I left Christchurch roughly eight hours and $40 (forty dollars!) later and soon found myself back in rural New Zealand. After refusing to pay $200 to sit on a boat and watch some whales (this entry has really forced me to face up to some home truths about people from Yorkshire...), I began to appreciate the beauty of the-far-away-fin, as it has now become known. When people told me that Kaikoura was whale country, I'm not going to lie and say I wasn't expecting to head down to the beach, play my harmonica for a bit, and then have an orca named Willy swim up and befriend me. This, obviously, did not happen. This is not the first time in my life that I have been cheated out of meeting an orca. Several years ago, I went to Sea World in California and became incredibly angry (to a degree that I stuck my fingers up at a 10 year old) that some stupid, annoying American kid had been chosen to go and meet Shamu when I was clearly the more enthusiastic of the two of us. He wouldn't even have been old enough to remember it when he was older, and then, if you please, when they asked him if he wanted to pet Shamu's tongue, he refused because he was too scared! I was so angry that I stormed out of the splash zone and up to my mother and sister (who had refused to sit with me, probably more so to do with my embarrassing enthusiasm than their wish to stay dry), spending the rest of the day seething with rage.
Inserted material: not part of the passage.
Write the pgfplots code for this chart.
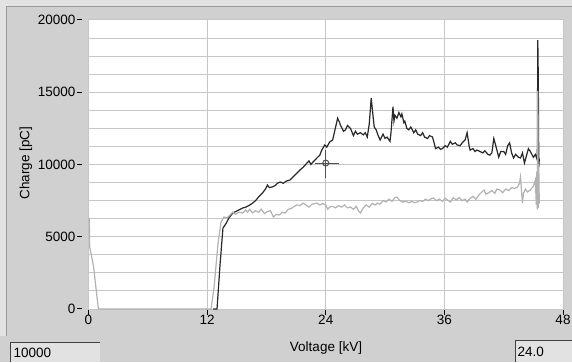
\documentclass[border=0pt]{standalone}
\usepackage{pgfplots}
\pgfplotsset{compat=1.18}
\usepackage{fontspec}
\setmainfont{Liberation Sans}
\definecolor{panel}{HTML}{D0D0D0}
\definecolor{lightstrip}{HTML}{E2E2E2}
\definecolor{framec}{HTML}{9A9A9A}
\definecolor{gridc}{HTML}{C6C6C6}
\definecolor{darkc}{HTML}{282828}
\definecolor{lightc}{HTML}{B2B2B2}
\definecolor{cursorc}{HTML}{505050}
\newcommand{\uifont}{\fontsize{13.5}{16}\selectfont}
\begin{document}
\begin{tikzpicture}[x=1pt,y=1pt]
\path[use as bounding box] (-88.5,-53) rectangle (483.5,309);
\fill[panel] (-88.5,-53) rectangle (483.5,309);
\fill[lightstrip] (-88.5,302) rectangle (483.5,309);
\fill[lightstrip] (-88.5,-27) rectangle (-81.5,309);
\draw[framec,line width=1pt] (-81.5,-27) -- (-81.5,302) -- (483.5,302);
\begin{axis}[
  at={(0,0)}, anchor=south west,
  scale only axis, width=474.5pt, height=289pt,
  xmin=0, xmax=48, ymin=0, ymax=20000,
  scaled ticks=false,
  axis background/.style={fill=white},
  axis line style={draw=gridc, line width=1pt},
  xtick={0,12,24,36,48},
  ytick={0,5000,10000,15000,20000},
  minor ytick={1250,2500,3750,6250,7500,8750,11250,12500,13750,16250,17500,18750},
  grid=both,
  major grid style={draw=gridc, line width=1pt},
  minor grid style={draw=gridc, line width=1pt},
  xtick pos=lower, ytick pos=left,
  tick align=outside,
  major tick length=6pt, minor tick length=0pt,
  xtick style={draw=black, line width=1pt},
  ytick style={draw=none},
  /pgf/number format/.cd, 1000 sep={}, assume math mode=true, /pgfplots/.cd,
  xticklabel style={font=\uifont, inner sep=0pt, anchor=north},
  yticklabel style={font=\uifont, inner sep=0pt, anchor=east},
  yticklabel={\pgfmathprintnumber[fixed,precision=0]{\tick}\hspace{2pt}\rule[4.3pt]{5pt}{1pt}},
  clip=true,
]
% dark series
\addplot[darkc, line width=1.2pt] coordinates {
(12.6,0) (13.0,0) (13.3,3000) (13.6,5600) (13.9,5900) (14.2,6300) (14.6,6640) (14.9,6750) (15.2,6850) (15.6,6990) (15.9,7050) (16.2,7150) (16.6,7330) (16.9,7500) (17.2,7750) (17.6,8030) (17.9,8300) (18.1,8580) (18.3,8400) (18.6,8450) (18.9,8550) (19.1,8700) (19.4,8790) (19.7,8700) (20.0,8850) (20.4,8930) (20.7,9150) (21.0,9350) (21.4,9620) (21.7,9800) (22.1,10100) (22.3,10250) (22.5,10000) (22.7,10170) (22.9,10300) (23.1,10450) (23.4,10650) (23.6,11000) (23.9,11350) (24.1,11200) (24.4,11560) (24.7,11700) (24.9,12300) (25.2,13200) (25.4,12900) (25.5,12700) (25.8,12300) (26.0,12400) (26.2,12700) (26.5,12500) (26.8,12000) (27.0,12300) (27.2,12100) (27.5,12200) (27.8,12050) (28.0,12200) (28.2,11900) (28.4,12800) (28.6,14600) (28.7,13900) (28.9,12600) (29.1,12400) (29.3,12000) (29.5,11700) (29.8,12100) (30.0,11800) (30.2,11900) (30.5,11600) (30.6,12200) (30.8,14000) (30.9,13000) (31.0,13400) (31.2,13200) (31.4,13600) (31.6,13300) (31.7,13500) (31.9,12900) (32.0,13000) (32.2,12500) (32.4,12400) (32.6,12600) (32.9,12200) (33.1,12400) (33.3,12100) (33.6,12000) (33.8,12200) (34.0,11900) (34.3,11800) (34.5,12000) (34.8,11900) (35.0,11400) (35.1,11100) (35.4,11200) (35.6,11050) (35.8,11100) (36.1,11300) (36.3,11200) (36.6,11600) (36.8,11400) (37.1,11500) (37.3,11350) (37.6,11300) (37.8,11500) (38.1,11700) (38.3,12200) (38.5,11300) (38.6,11000) (38.9,11100) (39.1,10900) (39.3,11000) (39.6,10900) (39.9,10800) (40.1,10950) (40.4,10700) (40.6,10650) (40.8,10800) (41.0,11800) (41.2,11300) (41.5,10500) (41.7,10900) (42.0,10900) (42.2,10700) (42.4,11300) (42.6,11500) (42.8,10800) (43.0,10450) (43.2,10700) (43.5,10500) (43.7,10450) (43.9,10800) (44.1,10100) (44.3,10600) (44.5,11100) (44.7,10900) (45.0,10500) (45.2,10700) (45.4,10300) (45.45,18600) (45.5,16000) (45.55,9800) (45.6,10400)
};
% light series
\addplot[lightc, line width=1.2pt] coordinates {
(0.08,6300) (0.12,4300) (0.5,3000) (1.0,0) (12.4,0) (12.7,1500) (13.1,4500) (13.4,6000) (13.7,6370) (14.0,6300) (14.3,6500) (14.6,6700) (14.9,6550) (15.2,6700) (15.6,6640) (15.9,6850) (16.1,6700) (16.3,6900) (16.6,6650) (16.9,6800) (17.2,6700) (17.5,6900) (17.8,6600) (18.1,6750) (18.4,6800) (18.7,6370) (19.0,6550) (19.3,6500) (19.6,6700) (19.9,6640) (20.2,6900) (20.5,6950) (20.8,7100) (21.1,7200) (21.4,7150) (21.7,7330) (22.0,7200) (22.3,7050) (22.6,7250) (22.9,7300) (23.1,7330) (23.4,7200) (23.7,7300) (24.0,7200) (24.2,6900) (24.4,7060) (24.7,7100) (25.0,7000) (25.3,7150) (25.6,7050) (25.9,7200) (26.2,7000) (26.5,7060) (26.8,6900) (27.1,7100) (27.3,6800) (27.5,6640) (27.8,7000) (28.1,7200) (28.4,7050) (28.7,7300) (29.0,7200) (29.2,7330) (29.5,7250) (29.8,7500) (30.1,7400) (30.4,7600) (30.7,7450) (31.0,7700) (31.2,7750) (31.5,7500) (31.8,7400) (32.1,7450) (32.4,7350) (32.7,7450) (33.0,7350) (33.2,7400) (33.5,7500) (33.8,7450) (34.1,7600) (34.4,7500) (34.7,7650) (34.9,7680) (35.2,7500) (35.5,7600) (35.8,7450) (36.1,7650) (36.4,7500) (36.6,7400) (36.9,7700) (37.2,7550) (37.5,7700) (37.8,7500) (38.1,7600) (38.3,7400) (38.6,7650) (38.9,7800) (39.2,7600) (39.5,7900) (39.8,8100) (40.0,8240) (40.2,7950) (40.5,8050) (40.8,8200) (41.1,8000) (41.3,8300) (41.6,8240) (41.9,8050) (42.2,8300) (42.5,8200) (42.8,8400) (43.1,8350) (43.4,8440) (43.6,8700) (43.7,9140) (43.8,8200) (43.9,7330) (44.0,8000) (44.2,8300) (44.4,8100) (44.7,8240) (45.0,8500) (45.2,8930) (45.3,7200) (45.35,9500) (45.4,6900) (45.45,15100) (45.5,7000) (45.55,10000) (45.6,7300)
};
% cursor
\addplot[cursorc, line width=1pt] coordinates {(22.9,10100) (25.3,10100)};
\addplot[cursorc, line width=1pt] coordinates {(24,9100) (24,11000)};
\addplot[cursorc, line width=1pt, only marks, mark=o, mark size=3pt, mark options={fill=white}] coordinates {(24,10100)};
\end{axis}
\node[font=\uifont, rotate=90] at (-62.5,146) {Charge [pC]};
\node[font=\uifont] at (237.5,-39) {Voltage [kV]};
\fill[lightstrip] (-77.5,-53) rectangle (11.5,-33);
\draw[black!75, line width=1pt] (-77.5,-53) -- (-77.5,-33) -- (11.5,-33);
\node[font=\uifont, anchor=west, inner sep=0pt] at (-75,-43.5) {10000};
\fill[lightstrip] (426.5,-53) rectangle (483.5,-31);
\draw[black!75, line width=1pt] (426.5,-53) -- (426.5,-31) -- (483.5,-31);
\node[font=\uifont, anchor=west, inner sep=0pt] at (429,-42.5) {24.0};
\end{tikzpicture}
\end{document}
Obviously, it doesn't bother me anymore as I am older, more mature, and in no way, absolutely not, still bitter... On the plus side, I saw about 20 dolphins all swimming and jumping together on the ferry back to the north island, so I feel that not only did I save $200 on something I got to see anyway, but I have somehow trumped the annoying kid from Sea World by seeing them in their natural environment. Take that, shit head.
Anyway. I'm almost at the end of my trip now, and if there's one thing I'm looking forward to it is being able to finally have a choice of real books to read instead of being limited to whatever is stuck on the book exchange in the hostel, most of which are in German anyway. I made a stand to myself the other day and point blank refused to read yet another pathetic excuse for chick lit after finding myself sobbing into the pages, crying, "no, Katherine, what are you doing, what about Joe?!". In order to avoid premature middle aged woman syndrome, I picked up the only other book available on the shelf - a textbook on domestic violence entitled When Harry Hit Sally. Times are bleak, my friends, times are bleak.